Bereits in den Neunzigern habe es die ersten femininen Sexshops gegeben, die sich von den männlichen, in denen es vor allem um Pornographie ging, abhoben. „Die Frauen wollten es sauber und gepflegt und waren weniger an Videomaterial interessiert“, erläutert Pastötter. Damals zog es primär Feministinnen in die Shops. „Die Cosmopolitan liberalisierte Sex seit den Achtzigern in Amerika“, sagt Pastötter. „In Deutschland übernahm die Bravo eine ähnliche Rolle.“ Die US-Serie „Sex and the City“ Anfang der 2000er habe das Thema an die gesellschaftliche Mitte und die Frau herangetragen.

Werbung im Nachmittagsprogramm

Der dunkle Teppich in der Beate-Uhse-Filiale und der abgedunkelte Verkaufsraum sind die letzten Erinnerungen an Zeiten, als der Kunde noch, den Mantelkragen hochgezogen, an schweren Vorhängen vorbei in den Laden huschte und ihn mit einer schwarzen Tüte mit ein paar Videos wieder verließ.

Das geben die Erotikhändler für TV-Werbung aus

Damals waren 80 Prozent der Kunden männlich und der Verkaufsschlager Hardcore-Filme – heute sind es vor allem Frauen und Paare, die angesprochen werden; sie machen beinahe 80 Prozent der Kundschaft aus.
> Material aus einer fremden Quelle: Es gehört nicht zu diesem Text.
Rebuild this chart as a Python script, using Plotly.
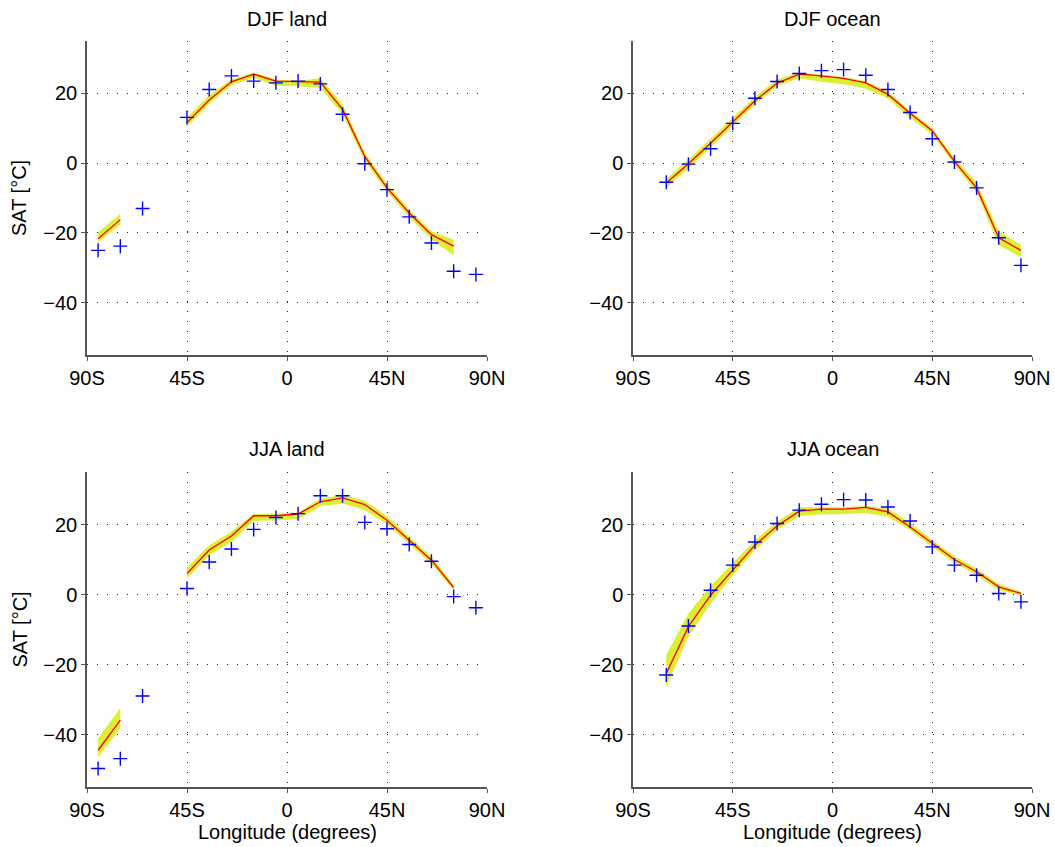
import plotly.graph_objects as go

lat = [-85, -75, -65, -55, -45, -35, -25, -15, -5, 5, 15, 25, 35, 45, 55, 65, 75, 85]
N = None

# DJF land
djf_land_obs = [-25.0, -23.8, -13.0, N, 13.1, 21.1, 25.0, 23.5, 23.0, 23.5, 22.7, 14.0, -0.2, -7.6, -15.4, -22.9, -31.0, -31.9]
djf_land_mod = [-21.7, -16.2, N, N, 11.6, 18.1, 23.3, 25.5, 23.5, 23.3, 23.2, 15.4, 1.9, -7.1, -14.3, -20.5, -23.8, N]
djf_land_hi = [-19.8, -14.5, N, N, 13.0, 19.5, 24.0, 26.0, 24.0, 23.6, 24.3, 16.8, 3.0, -6.0, -13.3, -19.5, -22.0, N]
djf_land_lo = [-22.7, -17.6, N, N, 10.4, 17.0, 22.3, 24.5, 22.2, 22.0, 21.5, 14.0, 0.5, -8.2, -15.5, -21.8, -26.5, N]

# DJF ocean
djf_ocean_obs = [N, -5.5, -0.3, 4.1, 11.4, 18.6, 23.4, 25.7, 26.5, 26.8, 25.2, 21.1, 14.5, 7.0, 0.3, -7.1, -21.4, -29.3]
djf_ocean_mod = [N, -5.7, -0.2, 5.7, 11.9, 17.9, 22.9, 25.5, 25.0, 24.3, 23.0, 19.7, 14.3, 9.3, 0.5, -7.1, -21.4, -25.0]
djf_ocean_hi = [N, -4.5, 1.0, 7.0, 13.0, 19.0, 24.0, 26.0, 25.3, 24.6, 23.5, 20.5, 15.0, 10.0, 1.5, -5.5, -19.5, -23.5]
djf_ocean_lo = [N, -7.0, -1.5, 4.5, 10.5, 16.8, 22.0, 24.3, 23.3, 22.6, 21.3, 18.6, 13.0, 8.2, -0.5, -8.5, -23.5, -27.0]

# JJA land
jja_land_obs = [-49.7, -46.9, -29.0, N, 1.7, 9.3, 13.0, 18.6, 22.0, 23.1, 28.2, 28.2, 20.6, 18.8, 14.3, 9.5, -0.6, -3.8]
jja_land_mod = [-44.5, -35.9, N, N, 6.0, 12.7, 16.7, 22.5, 22.5, 23.0, 26.5, 27.6, 25.7, 21.2, 15.5, 9.8, 2.0, N]
jja_land_hi = [-41.1, -32.4, N, N, 7.7, 14.1, 17.9, 23.1, 23.1, 23.4, 27.4, 28.4, 26.8, 22.4, 16.5, 10.8, 2.7, N]
jja_land_lo = [-46.4, -38.3, N, N, 4.6, 11.2, 15.0, 21.0, 21.2, 21.5, 25.2, 26.0, 24.1, 20.1, 14.4, 8.7, 1.2, N]

# JJA ocean
jja_ocean_obs = [N, -23.0, -9.0, 1.2, 8.4, 15.0, 20.3, 24.1, 25.8, 27.1, 27.0, 25.0, 21.0, 13.6, 8.4, 5.5, 0.3, -2.1]
jja_ocean_mod = [N, -22.6, -9.2, -0.2, 7.1, 14.1, 19.6, 23.8, 24.4, 24.4, 24.9, 23.6, 19.3, 14.6, 10.0, 6.5, 2.2, 0.3]
jja_ocean_hi = [N, -17.3, -5.4, 2.4, 8.9, 15.5, 20.8, 24.9, 24.9, 24.9, 25.3, 24.6, 20.5, 15.5, 11.0, 7.4, 3.0, 0.8]
jja_ocean_lo = [N, -26.4, -12.1, -2.6, 5.5, 12.7, 18.4, 22.4, 22.9, 22.9, 23.3, 22.2, 18.4, 13.6, 9.0, 5.5, 1.2, -0.2]

titles = ["DJF land", "DJF ocean", "JJA land", "JJA ocean"]
xtickvals = [-90, -45, 0, 45, 90]
xticktext = ["90S", "45S", "0", "45N", "90N"]
ytickvals = [-40, -20, 0, 20]

panels = [
    (djf_land_obs, djf_land_mod, djf_land_hi, djf_land_lo),
    (djf_ocean_obs, djf_ocean_mod, djf_ocean_hi, djf_ocean_lo),
    (jja_land_obs, jja_land_mod, jja_land_hi, jja_land_lo),
    (jja_ocean_obs, jja_ocean_mod, jja_ocean_hi, jja_ocean_lo),
]

W, H = 1055, 847
xdoms = [(87, 487), (633, 1032)]
ydoms = [(41, 355), (472, 787)]

FONT = "Liberation Sans, Arial, Helvetica, sans-serif"
FS = 20
BAND = "#dcef32"

fig = go.Figure()


def segments(xs, hi, lo):
    segs, cur = [], []
    for x, h, l in zip(xs, hi, lo):
        if h is None or l is None:
            if cur:
                segs.append(cur)
            cur = []
        else:
            cur.append((x, h, l))
    if cur:
        segs.append(cur)
    return segs


layout = dict(
    width=W, height=H,
    margin=dict(l=0, r=0, t=0, b=0),
    paper_bgcolor="white", plot_bgcolor="white",
    showlegend=False,
    font=dict(family=FONT, size=FS, color="black"),
)
annotations = []

for i, (obs, mod, hi, lo) in enumerate(panels):
    r, c = divmod(i, 2)
    xa = "x" if i == 0 else f"x{i+1}"
    ya = "y" if i == 0 else f"y{i+1}"
    for seg in segments(lat, hi, lo):
        xs = [s[0] for s in seg]
        px = xs + xs[::-1] + [xs[0]]
        py = [s[1] for s in seg] + [s[2] for s in seg][::-1] + [seg[0][1]]
        fig.add_trace(go.Scatter(x=px, y=py, mode="lines", fill="toself",
                                 fillcolor=BAND, line=dict(width=0, color=BAND),
                                 xaxis=xa, yaxis=ya, hoverinfo="skip"))
    fig.add_trace(go.Scatter(x=lat, y=mod, mode="lines", connectgaps=False,
                             line=dict(color="red", width=1.3),
                             xaxis=xa, yaxis=ya))
    fig.add_trace(go.Scatter(x=lat, y=obs, mode="markers",
                             marker=dict(symbol="cross-thin", size=10,
                                         line=dict(color="blue", width=1.4)),
                             xaxis=xa, yaxis=ya))

    x0, x1 = xdoms[c]
    y0, y1 = ydoms[r]
    kx = "xaxis" if i == 0 else f"xaxis{i+1}"
    ky = "yaxis" if i == 0 else f"yaxis{i+1}"
    layout[kx] = dict(
        domain=[x0 / W, x1 / W], anchor=ya, range=[-90, 90], automargin=False,
        tickvals=xtickvals, ticktext=xticktext,
        showgrid=True, gridcolor="#222", gridwidth=1, griddash="1px,9px",
        zeroline=False, showline=True, linecolor="#555", linewidth=1.5,
        ticks="outside", ticklen=4, tickcolor="#555",
        tickfont=dict(size=FS, family=FONT),
    )
    layout[ky] = dict(
        domain=[1 - y1 / H, 1 - y0 / H], anchor=xa, range=[-55, 35], automargin=False,
        tickvals=ytickvals,
        showgrid=True, gridcolor="#222", gridwidth=1, griddash="1px,9px",
        zeroline=False, showline=True, linecolor="#555", linewidth=1.5,
        ticks="outside", ticklen=4, tickcolor="#555",
        tickfont=dict(size=FS, family=FONT),
    )
    annotations.append(dict(
        text=titles[i], x=(x0 + x1) / 2 / W, y=1 - (19 if r == 0 else 449) / H,
        xref="paper", yref="paper", showarrow=False,
        xanchor="center", yanchor="middle",
        font=dict(size=FS, family=FONT),
    ))
    if r == 1:
        annotations.append(dict(
            text="Longitude (degrees)", x=(x0 + x1) / 2 / W, y=1 - 832 / H,
            xref="paper", yref="paper", showarrow=False,
            xanchor="center", yanchor="middle",
            font=dict(size=FS, family=FONT),
        ))
    if c == 0:
        annotations.append(dict(
            text="SAT [°C]", x=19 / W, y=1 - (y0 + y1) / 2 / H,
            xref="paper", yref="paper", showarrow=False, textangle=-90,
            xanchor="center", yanchor="middle",
            font=dict(size=FS, family=FONT),
        ))

layout["annotations"] = annotations
fig.update_layout(**layout)
fig.write_html("out.html")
Und die meistverkauften Artikel sind Dessous und Sexspielzeug.

Dass Erotikhändler wie Beate Uhse oder deren Online-Konkurrenz Eis.de und Amorelie.de in den nachmittäglichen und frühabendlichen Werbeblocks der ProSiebenSat1.-Gruppe werben, zeigt: Das Thema ist endgültig in der Mitte der Gesellschaft angekommen.